Each of these reduces real cost, so the price move is durable. A good partner will walk the cost build-up with you — at SEAMDANCE, quotations return within 24 hours with the quantity and spec assumptions stated, so the comparison is honest.
Discounts that should scare you
A price 25% under the credible field, at equal claimed spec, has to come from somewhere invisible: fabric substitution (the classic), skipped testing, unpaid or subcontracted labor, or a bait price that grows back via “fabric price increases” after you are committed.
The tell is what happens under specificity: ask for the fabric composition and weight in writing, the inspection standard, and the remedy terms for defects. Watch the price quietly climb back toward the field — or the answers blur.
Negotiate the relationship, not just the unit
The strongest pricing comes from being a good customer: consolidated decisions, fast approvals, forecast visibility, repeat programs.
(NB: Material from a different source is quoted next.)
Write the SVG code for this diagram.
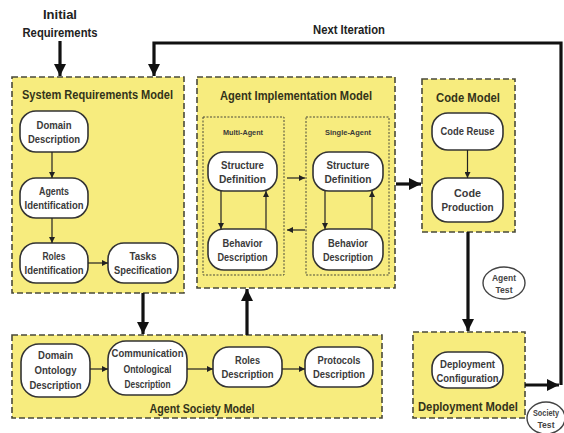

Suppliers price risk; predictable buyers cost less to serve and it shows in year-two pricing.
Push hardest on the terms that protect you at equal price: locked fabric spec per lot, AQL 2.5 inspection, on-time commitment with a stated remedy. A dollar saved on unit price is erased by one failed delivery; 98% on-time across a network is itself a price term.
Quick answers
Why do quotes vary so much between suppliers?
Because the products quietly differ: fabric grade, construction count, inspection level, and who bears defect risk. Fix the spec in writing first; then quotes become comparable and the spread shrinks.
Is it rude to ask for a cost breakdown?
No — it is professional, within reason. Fabric consumption and price, labor complexity and trims can be discussed openly. Expect a partner to protect exact margin, and distrust one who claims to have none.